Of course the experts would tell you if all this was true though. This is clearly pseudoscience. [Edit: When I wrote that, Wikipedia was describing the Bates method directly as pseudoscience. Now for some reason it's changed to alternative/fringe category.] So don't be an idiot and don't take what I wrote above seriously. It's an insult to all the experts! It's impossible that all those people can lack the critical thinking skills and the objectivity to notice this and the honesty to let others know! Obviously I'm just deceiving you because I'm a psychopath. And Dr. Bates is just another psychopathic, idiotic, liar and a conspiracy theorist for finishing his book like his:
...The fact is that, except in rare cases, man is not a reasoning being. He is dominated by authority, and when the facts are not in accord with the view imposed by authority, so much the worse for the facts. They may, and indeed must, win in the long run; but in the meantime the world gropes needlessly in darkness and endures much suffering that might have been avoided.
Pff... Sickening propaganda from a fraud! bising Just like Margaret Corbett!

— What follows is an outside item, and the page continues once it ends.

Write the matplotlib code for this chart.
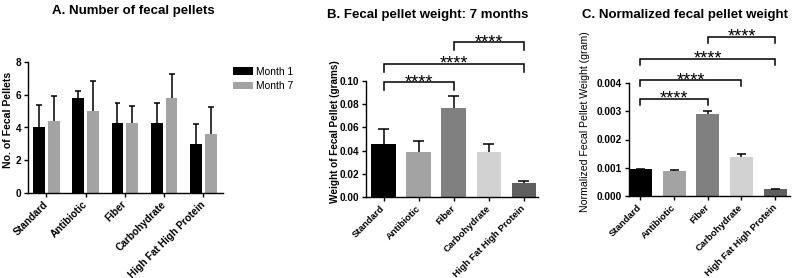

And Aldous Huxley is another fool! I mean look at this crap he wrote, from Wiki:
Huxley reviews the unique status of vision, according to the prevailing medical view
If orthodox opinion is right – if the organs of vision are incapable of curing themselves ... then the eyes must be totally different in kind from other parts of the body. Given favourable conditions, all other organs tend to free themselves from their defects. Not so the eyes. ... it is a waste of time even to try to discover a treatment which will assist nature in its normal task of healing. ...
He quotes Matthew Luckiesh, Director of General Electric’s Lighting Research Laboratory who wrote:
"Suppose that crippled eyes could be transformed into crippled legs. What a heart-rending parade we would witness on a busy street! Nearly every other person would go limping by. Many would be on crutches and some on wheel chairs."
Huxley goes on to stress that when legs are imperfect, the medical profession make every effort to get the patient walking again, and without crutches if at all possible. "Why should it not be possible to do something analogous for defective eyes?"
The orthodox theory is, on the face of it, so implausible, so intrinsically unlikely to be true, that one can only be astonished that it should be so generally and so unquestioningly accepted. ... At the present time it is rejected only by those who have personal reasons for knowing it to be untrue ... It is therefore no longer possible for me to accept the currently orthodox theory, with its hopelessly pessimistic practical consequences.

The stupid, it burns! tension

P.S. I just ordered Huxley's The Doors of Perception after watching this video.